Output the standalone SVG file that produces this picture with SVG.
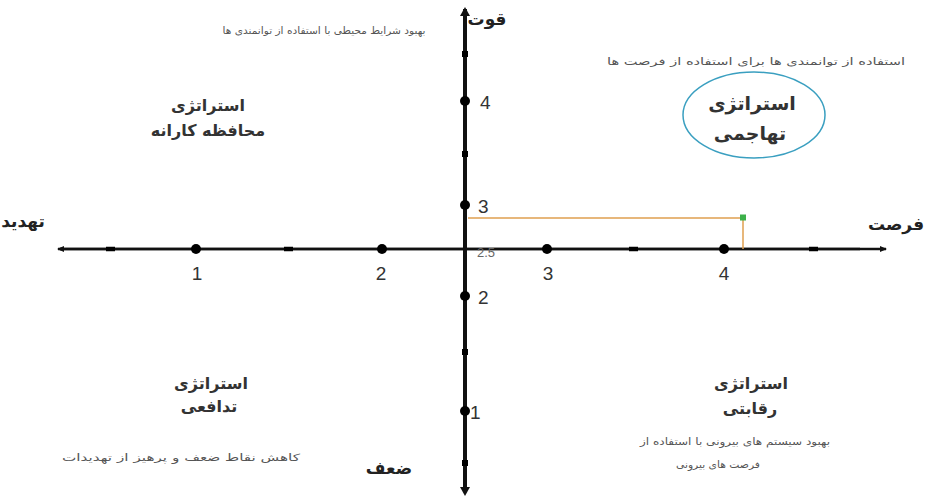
<svg xmlns="http://www.w3.org/2000/svg" width="931" height="499" viewBox="0 0 931 499">
<style>
.fa{font-family:"DejaVu Sans",sans-serif;direction:rtl;text-anchor:middle;fill:#222}
.ax{font-size:17px;font-weight:bold}
.ti{font-size:16px;font-weight:bold;fill:#333}
.sm{font-size:10px;fill:#555}
.num{font-family:"Liberation Sans",Arial,sans-serif;font-size:19px;fill:#333;text-anchor:middle}
.vnum{text-anchor:start}
.axis{stroke:#111;fill:none}
.tick{stroke:#000;stroke-width:4.5}
.vtick{stroke:#000;stroke-width:6}
.dot{fill:#000}
</style>
<defs>
<marker id="ah" markerWidth="8" markerHeight="8" refX="6" refY="4" orient="auto" markerUnits="userSpaceOnUse">
<path d="M0,1 L7,4 L0,7 Z" fill="#111"/>
</marker>
</defs>
<rect width="931" height="499" fill="#fff"/>
<g id="connectors">
<line class="axis" x1="60" y1="249" x2="886" y2="249" marker-end="url(#ah)" stroke-width="2.5"/>
<line class="axis" x1="860" y1="249" x2="58" y2="249" marker-end="url(#ah)" stroke-width="2.5"/>
<line class="axis" x1="465" y1="490" x2="465" y2="9" stroke-width="4"/>
<path d="M460,16 L465,7 L470,16 Z" fill="#111"/>
<path d="M460,487 L465,496 L470,487 Z" fill="#111"/>
<line class="tick" x1="106" y1="249" x2="115" y2="249"/>
<line class="tick" x1="284" y1="249" x2="293" y2="249"/>
<line class="tick" x1="629" y1="249" x2="638" y2="249"/>
<line class="tick" x1="809" y1="249" x2="818" y2="249"/>
<line class="vtick" x1="465" y1="51" x2="465" y2="57"/>
<line class="vtick" x1="465" y1="151" x2="465" y2="157"/>
<line class="vtick" x1="465" y1="349" x2="465" y2="355"/>
<line class="vtick" x1="465" y1="460" x2="465" y2="466"/>
<polyline points="468,218 743,218 743,249" fill="none" stroke="#e0a050" stroke-width="1.5"/>
<rect x="740" y="214.5" width="6" height="6" fill="#3cb04a"/>
</g>
<g id="points">
<circle class="dot" cx="196" cy="249" r="5"/>
<circle class="dot" cx="382" cy="249" r="5"/>
<circle class="dot" cx="547" cy="249" r="5"/>
<circle class="dot" cx="724" cy="249" r="5"/>
<circle class="dot" cx="465" cy="101" r="5"/>
<circle class="dot" cx="465" cy="205" r="5"/>
<circle class="dot" cx="465" cy="296" r="5"/>
<circle class="dot" cx="465" cy="411" r="5"/>
</g>
<g id="numbers">
<text class="num" x="197" y="280">1</text>
<text class="num" x="381" y="280">2</text>
<text class="num" x="548" y="280">3</text>
<text class="num" x="724" y="280">4</text>
<text class="num vnum" x="480" y="109">4</text>
<text class="num vnum" x="478" y="213">3</text>
<text class="num vnum" x="478" y="304">2</text>
<text class="num vnum" x="470" y="419">1</text>
<text class="num vnum" x="477" y="257" style="font-size:13px;fill:#666">2.5</text>
</g>
<g id="axis-labels">
<text class="fa ax" x="487" y="25">قوت</text>
<text class="fa ax" x="389" y="474">ضعف</text>
<text class="fa ax" x="23" y="227">تهدید</text>
<text class="fa ax" x="896" y="230">فرصت</text>
</g>
<g id="q-top-left">
<text class="fa sm" x="324" y="34" textLength="203" lengthAdjust="spacingAndGlyphs">بهبود شرایط محیطی با استفاده از توانمندی ها</text>
<text class="fa ti" x="208" y="111">استراتژی</text>
<text class="fa ti" x="208" y="136">محافظه کارانه</text>
</g>
<g id="q-top-right">
<text class="fa sm" x="756" y="65" textLength="298" lengthAdjust="spacingAndGlyphs">استفاده از توانمندی ها برای استفاده از فرصت ها</text>
<ellipse cx="754" cy="115" rx="71" ry="43" fill="none" stroke="#3a9fc0" stroke-width="1.5"/>
<text class="fa ti" x="752" y="110" style="font-size:19px">استراتژی</text>
<text class="fa ti" x="750" y="140" style="font-size:19px">تهاجمی</text>
</g>
<g id="q-bottom-left">
<text class="fa ti" x="211" y="389">استراتژی</text>
<text class="fa ti" x="209" y="412">تدافعی</text>
<text class="fa sm" x="181" y="461" textLength="238" lengthAdjust="spacingAndGlyphs">کاهش نقاط ضعف و پرهیز از تهدیدات</text>
</g>
<g id="q-bottom-right">
<text class="fa ti" x="751" y="389">استراتژی</text>
<text class="fa ti" x="750" y="414">رقابتی</text>
<text class="fa sm" x="735" y="445" textLength="190" lengthAdjust="spacingAndGlyphs">بهبود سیستم های بیرونی با استفاده از</text>
<text class="fa sm" x="718" y="468" textLength="84" lengthAdjust="spacingAndGlyphs">فرصت های بیرونی</text>
</g>
</svg>
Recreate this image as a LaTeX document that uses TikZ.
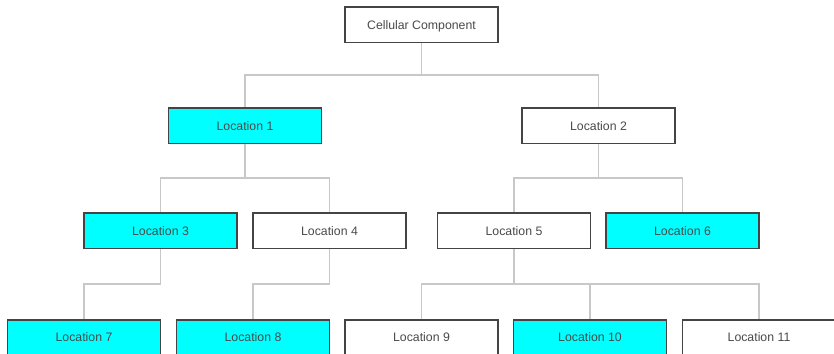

::::

Copy out all of the material exactly as written, without its pictures.

* **OUTPUT**
Output the standalone SVG file that produces this picture with SVG.
<svg xmlns="http://www.w3.org/2000/svg" width="931" height="499" viewBox="0 0 931 499">
<style>
.fa{font-family:"DejaVu Sans",sans-serif;direction:rtl;text-anchor:middle;fill:#222}
.ax{font-size:17px;font-weight:bold}
.ti{font-size:16px;font-weight:bold;fill:#333}
.sm{font-size:10px;fill:#555}
.num{font-family:"Liberation Sans",Arial,sans-serif;font-size:19px;fill:#333;text-anchor:middle}
.vnum{text-anchor:start}
.axis{stroke:#111;fill:none}
.tick{stroke:#000;stroke-width:4.5}
.vtick{stroke:#000;stroke-width:6}
.dot{fill:#000}
</style>
<defs>
<marker id="ah" markerWidth="8" markerHeight="8" refX="6" refY="4" orient="auto" markerUnits="userSpaceOnUse">
<path d="M0,1 L7,4 L0,7 Z" fill="#111"/>
</marker>
</defs>
<rect width="931" height="499" fill="#fff"/>
<g id="connectors">
<line class="axis" x1="60" y1="249" x2="886" y2="249" marker-end="url(#ah)" stroke-width="2.5"/>
<line class="axis" x1="860" y1="249" x2="58" y2="249" marker-end="url(#ah)" stroke-width="2.5"/>
<line class="axis" x1="465" y1="490" x2="465" y2="9" stroke-width="4"/>
<path d="M460,16 L465,7 L470,16 Z" fill="#111"/>
<path d="M460,487 L465,496 L470,487 Z" fill="#111"/>
<line class="tick" x1="106" y1="249" x2="115" y2="249"/>
<line class="tick" x1="284" y1="249" x2="293" y2="249"/>
<line class="tick" x1="629" y1="249" x2="638" y2="249"/>
<line class="tick" x1="809" y1="249" x2="818" y2="249"/>
<line class="vtick" x1="465" y1="51" x2="465" y2="57"/>
<line class="vtick" x1="465" y1="151" x2="465" y2="157"/>
<line class="vtick" x1="465" y1="349" x2="465" y2="355"/>
<line class="vtick" x1="465" y1="460" x2="465" y2="466"/>
<polyline points="468,218 743,218 743,249" fill="none" stroke="#e0a050" stroke-width="1.5"/>
<rect x="740" y="214.5" width="6" height="6" fill="#3cb04a"/>
</g>
<g id="points">
<circle class="dot" cx="196" cy="249" r="5"/>
<circle class="dot" cx="382" cy="249" r="5"/>
<circle class="dot" cx="547" cy="249" r="5"/>
<circle class="dot" cx="724" cy="249" r="5"/>
<circle class="dot" cx="465" cy="101" r="5"/>
<circle class="dot" cx="465" cy="205" r="5"/>
<circle class="dot" cx="465" cy="296" r="5"/>
<circle class="dot" cx="465" cy="411" r="5"/>
</g>
<g id="numbers">
<text class="num" x="197" y="280">1</text>
<text class="num" x="381" y="280">2</text>
<text class="num" x="548" y="280">3</text>
<text class="num" x="724" y="280">4</text>
<text class="num vnum" x="480" y="109">4</text>
<text class="num vnum" x="478" y="213">3</text>
<text class="num vnum" x="478" y="304">2</text>
<text class="num vnum" x="470" y="419">1</text>
<text class="num vnum" x="477" y="257" style="font-size:13px;fill:#666">2.5</text>
</g>
<g id="axis-labels">
<text class="fa ax" x="487" y="25">قوت</text>
<text class="fa ax" x="389" y="474">ضعف</text>
<text class="fa ax" x="23" y="227">تهدید</text>
<text class="fa ax" x="896" y="230">فرصت</text>
</g>
<g id="q-top-left">
<text class="fa sm" x="324" y="34" textLength="203" lengthAdjust="spacingAndGlyphs">بهبود شرایط محیطی با استفاده از توانمندی ها</text>
<text class="fa ti" x="208" y="111">استراتژی</text>
<text class="fa ti" x="208" y="136">محافظه کارانه</text>
</g>
<g id="q-top-right">
<text class="fa sm" x="756" y="65" textLength="298" lengthAdjust="spacingAndGlyphs">استفاده از توانمندی ها برای استفاده از فرصت ها</text>
<ellipse cx="754" cy="115" rx="71" ry="43" fill="none" stroke="#3a9fc0" stroke-width="1.5"/>
<text class="fa ti" x="752" y="110" style="font-size:19px">استراتژی</text>
<text class="fa ti" x="750" y="140" style="font-size:19px">تهاجمی</text>
</g>
<g id="q-bottom-left">
<text class="fa ti" x="211" y="389">استراتژی</text>
<text class="fa ti" x="209" y="412">تدافعی</text>
<text class="fa sm" x="181" y="461" textLength="238" lengthAdjust="spacingAndGlyphs">کاهش نقاط ضعف و پرهیز از تهدیدات</text>
</g>
<g id="q-bottom-right">
<text class="fa ti" x="751" y="389">استراتژی</text>
<text class="fa ti" x="750" y="414">رقابتی</text>
<text class="fa sm" x="735" y="445" textLength="190" lengthAdjust="spacingAndGlyphs">بهبود سیستم های بیرونی با استفاده از</text>
<text class="fa sm" x="718" y="468" textLength="84" lengthAdjust="spacingAndGlyphs">فرصت های بیرونی</text>
</g>
</svg>
Recreate this image as a LaTeX document that uses TikZ.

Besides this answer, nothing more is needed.